● Work to be completed: In the following material, identify every line holding the string "with" and return it.

● Stored rows:

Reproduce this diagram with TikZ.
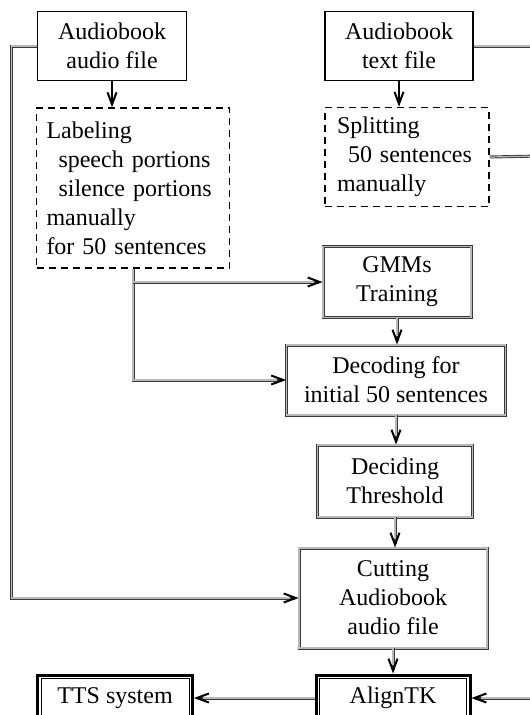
\documentclass[tikz,border=0pt]{standalone}
\usepackage{fontspec}
\setmainfont{Liberation Serif}
\usetikzlibrary{arrows.meta,positioning}

\begin{document}
\begin{tikzpicture}[
        x=1pt, y=-1pt,
        every node/.style={font=\fontsize{24}{29}\selectfont},
        plain/.style={draw, line width=1.5pt, align=center},
        dashbox/.style={draw, line width=1.5pt, dash pattern=on 7pt off 5pt, align=left},
        proc/.style={draw=gray!45!black, double=gray!55, line width=0.9pt, double distance=1.2pt, align=center},
        outbox/.style={draw, line width=3pt, align=center},
        arr/.style={-{Straight Barb[length=12pt,width=9pt,line width=2pt]}, line width=1.5pt},
        link/.style={draw=gray!45!black, line width=3pt,
            postaction={draw=gray!55, line width=1.2pt, -, shorten >=9pt}},
        tip/.style={-{Straight Barb[length=12pt,width=9pt,line width=2pt,black]}},
    ]
    \useasboundingbox (0,0) rectangle (530,715);
    \clip (0,0) rectangle (530,715);

    % Input files
    \node[plain, minimum width=149pt, minimum height=69pt] (audio) at (112,46) {Audiobook\\audio file};
    \node[plain, minimum width=148pt, minimum height=69pt] (text) at (399,46) {Audiobook\\text file};

    % Manual preparation
    \node[dashbox, text width=173pt, inner xsep=10pt, minimum height=160pt] (label) at (133,188)
        {Labeling\\\hspace*{12pt}speech portions\\\hspace*{12pt}silence portions\\manually\\for 50 sentences};
    \node[dashbox, text width=140pt, inner xsep=12pt, minimum height=99pt] (split) at (407,157)
        {Splitting\\\hspace*{11pt}50 sentences\\manually};

    % Processing chain
    \node[proc, minimum width=148pt, minimum height=71pt] (gmm) at (397,282) {GMMs\\Training};
    \node[proc, minimum width=219pt, minimum height=70pt] (decode) at (396,380) {Decoding for\\initial 50 sentences};
    \node[proc, minimum width=155pt, minimum height=72pt] (decide) at (395,481) {Deciding\\Threshold};
    \node[proc, minimum width=188pt, minimum height=100pt] (cut) at (393,598) {Cutting\\Audiobook\\audio file};

    % Outputs (bottom cut off)
    \node[outbox, minimum width=154pt, minimum height=46pt] (align) at (393,698) {AlignTK};
    \node[outbox, minimum width=155pt, minimum height=46pt] (tts) at (115,698) {TTS system};
    \foreach \n in {align,tts} {
        \draw[line width=1pt] ([shift={(5pt,-5pt)}]\n.north west) rectangle ([shift={(-5pt,5pt)}]\n.south east);
    }

    % Free ends on the right border
    \coordinate (r1) at (540,46);
    \coordinate (r2) at (540,156);
    \coordinate (r3) at (540,698);

    % Connectors
    \draw[arr] (audio.south) -- (label.north -| audio.south);
    \draw[arr] (text.south) -- (split.north -| text.south);

    \draw[link] (text.east) -- (r1);
    \draw[link] (split.east) -- (r2);
    \draw[link, tip] (audio.west) -- ++(-25,0) |- (cut.west);
    \draw[link, tip] (label.south) |- (decode.west);
    \draw[link, tip] (label.south |- gmm.west) -- (gmm.west);
    \draw[link, tip] (gmm.south) -- (decode.north -| gmm.south);
    \draw[link, tip] (decode.south) -- (decide.north -| decode.south);
    \draw[link, tip] (decide.south) -- (cut.north -| decide.south);
    \draw[link, tip] (cut.south) -- (align.north -| cut.south);
    \draw[link, tip] (align.west) -- (tts.east);
    \draw[link, tip] (r3) -- (align.east);
\end{tikzpicture}
\end{document}
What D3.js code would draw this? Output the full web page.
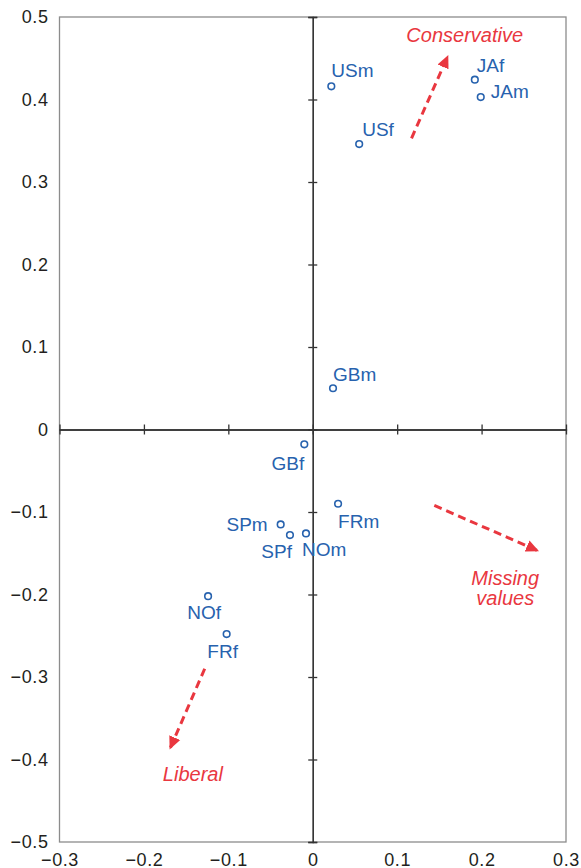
<!DOCTYPE html>
<html>
<head>
<meta charset="utf-8">
<script src="https://cdn.jsdelivr.net/npm/d3@7"></script>
<style>
	body { margin: 0; background: #fff; }
	text { font-family: "Liberation Sans", Arial, sans-serif; }
</style>
</head>
<body>
<script>
//the points: country + sex, and their two coordinates
let names = ["USm", "USf", "JAf", "JAm", "GBm", "GBf", "FRm", "SPm", "SPf", "NOm", "NOf", "FRf"];
let xVals = [0.022, 0.055, 0.192, 0.199, 0.024, -0.010, 0.030, -0.038, -0.027, -0.008, -0.124, -0.102];
let yVals = [0.416, 0.346, 0.424, 0.403, 0.050, -0.018, -0.090, -0.115, -0.128, -0.126, -0.202, -0.248];

//tick values for both axes
let xTicks = [-0.3, -0.2, -0.1, 0, 0.1, 0.2, 0.3];
let yTicks = [-0.5, -0.4, -0.3, -0.2, -0.1, 0, 0.1, 0.2, 0.3, 0.4, 0.5];

//direction arrows, from -> to in data units
let arrowNames = ["Conservative", "Liberal", "Missing values"];
let arrowFrom = [[0.117, 0.353], [-0.128, -0.290], [0.144, -0.092]];
let arrowTo = [[0.161, 0.455], [-0.170, -0.389], [0.269, -0.148]];
let arrowLabelAt = [[0.180, 0.470], [-0.142, -0.426], [0.228, -0.188]];

//where each point label sits relative to its point (layout only)
let labelPlace = {
	USm: { dx: 0, dy: -9, anchor: "start" },
	USf: { dx: 3, dy: -8, anchor: "start" },
	JAf: { dx: 2, dy: -8, anchor: "start" },
	JAm: { dx: 10, dy: 1, anchor: "start" },
	GBm: { dx: 0, dy: -7, anchor: "start" },
	GBf: { dx: 0, dy: 26, anchor: "end" },
	FRm: { dx: 0, dy: 24, anchor: "start" },
	SPm: { dx: -13, dy: 7, anchor: "end" },
	SPf: { dx: 2, dy: 23, anchor: "end" },
	NOm: { dx: -4, dy: 23, anchor: "start" },
	NOf: { dx: -4, dy: 23, anchor: "middle" },
	FRf: { dx: -4, dy: 24, anchor: "middle" }
};

let svg = d3.select("body").append("svg")
	.attr("width", 581)
	.attr("height", 868);

let width = +svg.attr("width");
let height = +svg.attr("height");

let margin = { top: 17, right: 15, bottom: 26, left: 59.5 };
let innerWidth = width - margin.left - margin.right;
let innerHeight = height - margin.top - margin.bottom;

let blue = "#2762ae";
let red = "#e9373f";

let scaleX = d3.scaleLinear().domain([-0.3, 0.3]).range([0, innerWidth]);
let scaleY = d3.scaleLinear().domain([-0.5, 0.5]).range([innerHeight, 0]);

let fmt = d => d === 0 ? "0" : d3.format(".1f")(d);

let g = svg.append("g")
	.attr("transform", `translate(${margin.left}, ${margin.top})`);

//grey frame round the plot
g.append("rect")
	.attr("width", innerWidth)
	.attr("height", innerHeight)
	.attr("fill", "none")
	.attr("stroke", "#8c8c8c")
	.attr("stroke-width", 1.3);

//tick labels on the frame, no tick marks
let yG = g.append("g")
	.call(d3.axisLeft(scaleY).tickValues(yTicks).tickSize(0).tickPadding(11).tickFormat(fmt));
let xG = g.append("g")
	.attr("transform", `translate(0, ${innerHeight})`)
	.call(d3.axisBottom(scaleX).tickValues(xTicks).tickSize(0).tickPadding(10).tickFormat(fmt));

[yG, xG].forEach(a => {
	a.select(".domain").remove();
	a.selectAll("text")
		.attr("font-size", 18)
		.attr("letter-spacing", 0.6)
		.attr("fill", "#231f20")
		.attr("font-family", "'Liberation Sans', Arial, sans-serif");
});
xG.selectAll("text").attr("dy", "0.75em");

//the two zero axes through the middle, ticks on both sides
let midX = g.append("g").attr("transform", `translate(${scaleX(0)}, 0)`);
midX.append("g").call(d3.axisLeft(scaleY).tickValues(yTicks).tickSize(4.5).tickFormat(""));
midX.append("g").call(d3.axisRight(scaleY).tickValues(yTicks).tickSize(4.5).tickFormat(""));

let midY = g.append("g").attr("transform", `translate(0, ${scaleY(0)})`);
midY.append("g").call(d3.axisTop(scaleX).tickValues(xTicks.slice(1, -1)).tickSize(5).tickFormat(""));
midY.append("g").call(d3.axisBottom(scaleX).tickValues(xTicks.slice(1, -1)).tickSize(5).tickFormat(""));

[midX, midY].forEach(a => {
	a.selectAll("path.domain").attr("stroke", "#333").attr("stroke-width", 1.3);
	a.selectAll("line").attr("stroke", "#333").attr("stroke-width", 1.3);
});

//arrowhead marker
svg.append("defs").append("marker")
	.attr("id", "head")
	.attr("viewBox", "0 0 12 12")
	.attr("refX", 11)
	.attr("refY", 6)
	.attr("markerUnits", "userSpaceOnUse")
	.attr("markerWidth", 13)
	.attr("markerHeight", 13)
	.attr("orient", "auto")
	.append("path")
	.attr("d", "M0,0.5 L12,6 L0,11.5 Z")
	.attr("fill", red);

arrowNames.forEach((name, i) => {
	let x1 = scaleX(arrowFrom[i][0]), y1 = scaleY(arrowFrom[i][1]);
	let x2 = scaleX(arrowTo[i][0]), y2 = scaleY(arrowTo[i][1]);
	//stop the dashes a bit short so the head covers the end
	let len = Math.hypot(x2 - x1, y2 - y1);
	let ex = x2 - (x2 - x1) / len * 2, ey = y2 - (y2 - y1) / len * 2;
	g.append("line")
		.attr("x1", x1).attr("y1", y1)
		.attr("x2", ex).attr("y2", ey)
		.attr("stroke", red)
		.attr("stroke-width", 3)
		.attr("stroke-dasharray", "8,5")
		.attr("marker-end", "url(#head)");

	let t = g.append("text")
		.attr("x", scaleX(arrowLabelAt[i][0]))
		.attr("y", scaleY(arrowLabelAt[i][1]))
		.attr("text-anchor", "middle")
		.attr("font-size", 20)
		.attr("font-style", "italic")
		.attr("fill", red);
	name.split(" ").forEach((w, k) => {
		t.append("tspan")
			.attr("x", scaleX(arrowLabelAt[i][0]))
			.attr("dy", k === 0 ? 0 : 20.5)
			.text(w);
	});
});

//points and their labels
let data = names.map((n, i) => ({ name: n, x: xVals[i], y: yVals[i] }));

g.selectAll("circle.pt")
	.data(data)
	.enter().append("circle")
		.attr("class", "pt")
		.attr("cx", d => scaleX(d.x))
		.attr("cy", d => scaleY(d.y))
		.attr("r", 3.3)
		.attr("fill", "#fff")
		.attr("stroke", blue)
		.attr("stroke-width", 1.6);

g.selectAll("text.lbl")
	.data(data)
	.enter().append("text")
		.attr("class", "lbl")
		.attr("x", d => scaleX(d.x) + labelPlace[d.name].dx)
		.attr("y", d => scaleY(d.y) + labelPlace[d.name].dy)
		.attr("text-anchor", d => labelPlace[d.name].anchor)
		.attr("font-size", 19)
		.attr("fill", blue)
		.text(d => d.name);
</script>
</body>
</html>
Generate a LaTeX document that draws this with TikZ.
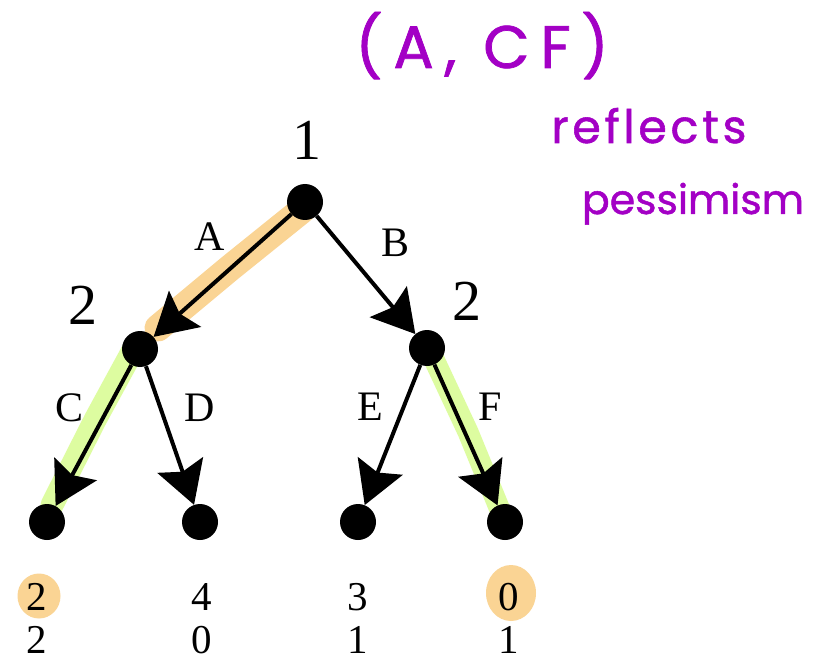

● Exercise output:
Reproduce this diagram with TikZ.
Generate a LaTeX document that draws this with TikZ.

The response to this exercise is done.